Sometimes those questions are not just hard, but they’re uncomfortable: Let’s get your CFO to the table so we can go ahead, because you told me you wanted to get this implemented by March 15.

You need to be unafraid of hearing no to that. And you need to ask it way before March 14.

Sure, the sales game is tough. You might think: I don’t wanna ask a question that might derail the deal.

Larry has a secret for you: “If you don’t ask the question now, the deal is already derailed. You just don’t know it. It was pending all this time. Your energy, your resources –– you’re wasting them.”

Sales is a match game

Larry encourages salespeople to build relationships built on trust –– “because we know people buy from folks they know, they like, and they trust.”

But you’ve got to set expectations about what that looks like in practice. It might sound something like this: I love you, and I know you love me. But to show me that you love me, if at any time throughout this process, we kinda take a U-turn or a detour, can you tell me that you will let me know? 

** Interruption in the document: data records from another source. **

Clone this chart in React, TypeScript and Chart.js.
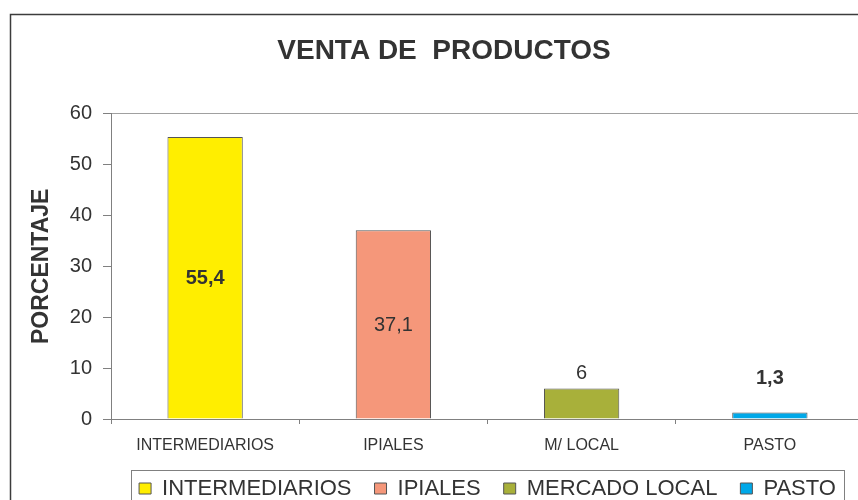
import React, { useEffect, useRef } from 'react';
import { Chart, registerables } from 'chart.js';

Chart.register(...registerables);

// ---- data ----
const chartTitle = 'VENTA DE  PRODUCTOS';
const yAxisTitle = 'PORCENTAJE';
const categories = ['INTERMEDIARIOS', 'IPIALES', 'M/ LOCAL', 'PASTO'];
const legendNames = ['INTERMEDIARIOS', 'IPIALES', 'MERCADO LOCAL', 'PASTO'];
const values = [55.4, 37.1, 6, 1.3];
const yTicks = [0, 10, 20, 30, 40, 50, 60];

// ---- styles ----
const barColors = ['#FFEE00', '#F5977A', '#A8B03A', '#00A8E8'];
const labelStyles = [
  { bold: true, pos: 'center', gap: 0 },
  { bold: false, pos: 'center', gap: 0 },
  { bold: false, pos: 'above', gap: 9 },
  { bold: true, pos: 'above', gap: 28 },
];
const W = 900;
const H = 530;
const FONT = '"Liberation Sans", Arial, Helvetica, sans-serif';
const TEXT = '#333333';
const AXIS = '#808080';

const decorPlugin = {
  id: 'decor',
  beforeDraw(chart: any) {
    const ctx = chart.ctx;
    ctx.save();
    ctx.fillStyle = '#ffffff';
    ctx.fillRect(0, 0, chart.width, chart.height);
    ctx.strokeStyle = '#3c3c3c';
    ctx.lineWidth = 1.5;
    ctx.strokeRect(10.5, 14.5, chart.width - 21, chart.height - 29);
    ctx.restore();
  },
  afterDatasetsDraw(chart: any) {
    const ctx = chart.ctx;
    ctx.save();
    values.forEach((v, i) => {
      const el = chart.getDatasetMeta(i).data[i];
      if (!el) return;
      const st = labelStyles[i];
      ctx.font = `${st.bold ? 'bold ' : ''}20px ${FONT}`;
      ctx.fillStyle = TEXT;
      ctx.textAlign = 'center';
      const txt = String(v).replace('.', ',');
      if (st.pos === 'center') {
        ctx.textBaseline = 'middle';
        ctx.fillText(txt, el.x, (el.y + el.base) / 2 + 1);
      } else {
        ctx.textBaseline = 'alphabetic';
        ctx.fillText(txt, el.x, el.y - st.gap);
      }
    });
    ctx.restore();
  },
  afterDraw(chart: any) {
    const lg = chart.legend;
    const hb = lg && lg.legendHitBoxes;
    if (!hb || !hb.length) return;
    const ctx = chart.ctx;
    const first = hb[0];
    const last = hb[hb.length - 1];
    const left = Math.round(first.left - 8) + 0.5;
    const right = Math.round(last.left + last.width + 8) + 0.5;
    const top = Math.round(first.top - 7.5) + 0.5;
    const bottom = Math.round(first.top + first.height + 12) + 0.5;
    ctx.save();
    ctx.strokeStyle = AXIS;
    ctx.lineWidth = 1;
    ctx.strokeRect(left, top, right - left, bottom - top);
    ctx.restore();
  },
};

export default function App() {
  const ref = useRef<HTMLCanvasElement>(null);

  useEffect(() => {
    if (!ref.current) return;
    const datasets = values.map((v, i) => ({
      label: legendNames[i],
      data: categories.map((_, j) => (j === i ? v : null)),
      backgroundColor: barColors[i],
      borderColor: '#555555',
      borderWidth: 1,
      grouped: false,
      barPercentage: 0.4,
      categoryPercentage: 1,
    }));
    const chart = new Chart(ref.current, {
      type: 'bar',
      data: { labels: categories, datasets },
      plugins: [decorPlugin],
      options: {
        responsive: false,
        animation: false,
        devicePixelRatio: 1,
        events: [],
        layout: { padding: { left: 24, right: 36, top: 14, bottom: 20.5 } },
        plugins: {
          tooltip: { enabled: false },
          title: {
            display: true,
            text: chartTitle,
            color: TEXT,
            font: { family: FONT, size: 28, weight: 'bold' },
            padding: { top: 20, bottom: 46 },
          },
          legend: {
            display: true,
            position: 'bottom',
            fullSize: false,
            align: 'center',
            labels: {
              boxWidth: 12,
              boxHeight: 11,
              padding: 23,
              color: TEXT,
              font: { family: FONT, size: 22 },
            },
          },
        },
        scales: {
          x: {
            grid: {
              display: true,
              drawOnChartArea: false,
              tickLength: 5,
              tickColor: AXIS,
              offset: true,
            },
            border: { display: true, color: AXIS, width: 1 },
            ticks: {
              color: TEXT,
              font: { family: FONT, size: 16 },
              padding: 12,
              maxRotation: 0,
              autoSkip: false,
            },
            afterFit: (s: any) => {
              s.height = 35.5;
            },
          },
          y: {
            min: yTicks[0],
            max: yTicks[yTicks.length - 1],
            afterBuildTicks: (s: any) => {
              s.ticks = yTicks.map((t) => ({ value: t }));
            },
            ticks: {
              color: TEXT,
              font: { family: FONT, size: 20 },
              padding: 11,
            },
            grid: {
              drawOnChartArea: true,
              color: (c: any) =>
                c.tick && c.tick.value === yTicks[yTicks.length - 1] ? '#A0A0A0' : 'rgba(0,0,0,0)',
              tickLength: 8,
              tickColor: AXIS,
            },
            border: { display: true, color: AXIS, width: 1 },
            title: {
              display: true,
              text: yAxisTitle,
              color: TEXT,
              font: { family: FONT, size: 23, weight: 'bold' },
              padding: { top: 4, bottom: 4 },
            },
            afterFit: (s: any) => {
              s.width = 87;
            },
          },
        },
      } as any,
    });
    return () => chart.destroy();
  }, []);

  return (
    <div
      style={{
        position: 'fixed',
        left: 0,
        top: 0,
        width: 858,
        height: 500,
        overflow: 'hidden',
        background: '#ffffff',
      }}
    >
      <canvas ref={ref} width={W} height={H} style={{ display: 'block', width: W, height: H }} />
    </div>
  );
}
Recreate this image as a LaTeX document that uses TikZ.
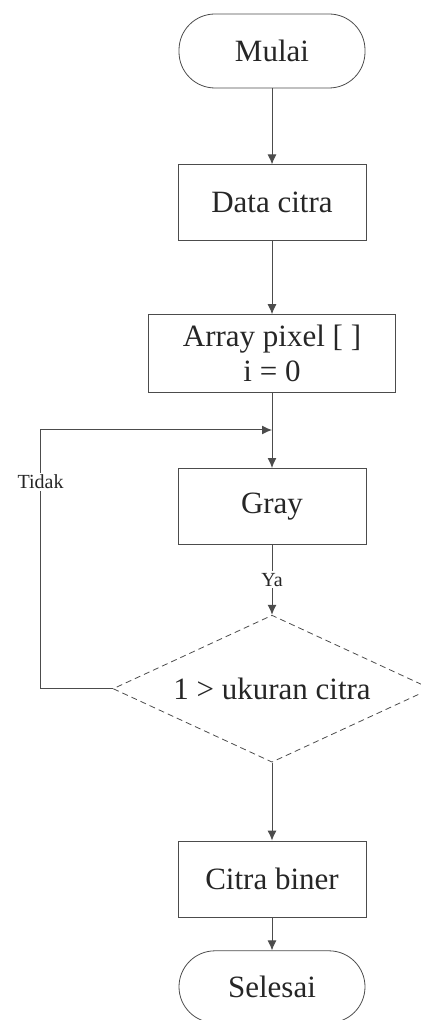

“Then I’m gonna shhh and listen, not just to what you say, but how you say it, because I need to make sure you’re not going to just lead me on,” Larry explains.

People don’t like to be the bearers of bad news, especially to someone they like. You’ve got to give them the permission to be honest, he adds. So you might say: Hey, you’re doing me the best favor you can by letting me know if at any time this isn’t going in the direction we thought it was.

Larry says he’s proud to be a sales professional because his definition of sales is matchmaker. 

“We’re matching our product, our service, our thoughts and our ideas with someone else’s real needs, wants, desires, challenges, hopes, dreams, aspirations… I’m doing them a disservice if I don’t ask about their motivations, if I don’t ask what keeps them up at night, if I don’t ask about what they’re trying to accomplish.”

That’s why it’s crucial to put our work in perspective.

“If you’re not doing it to serve others, I hate to say it, but it’s time for you to find a new career. If you’re a true sales professional, you’ll take pride in understanding your prospects and your clients. Come on now, holla if you hear me.”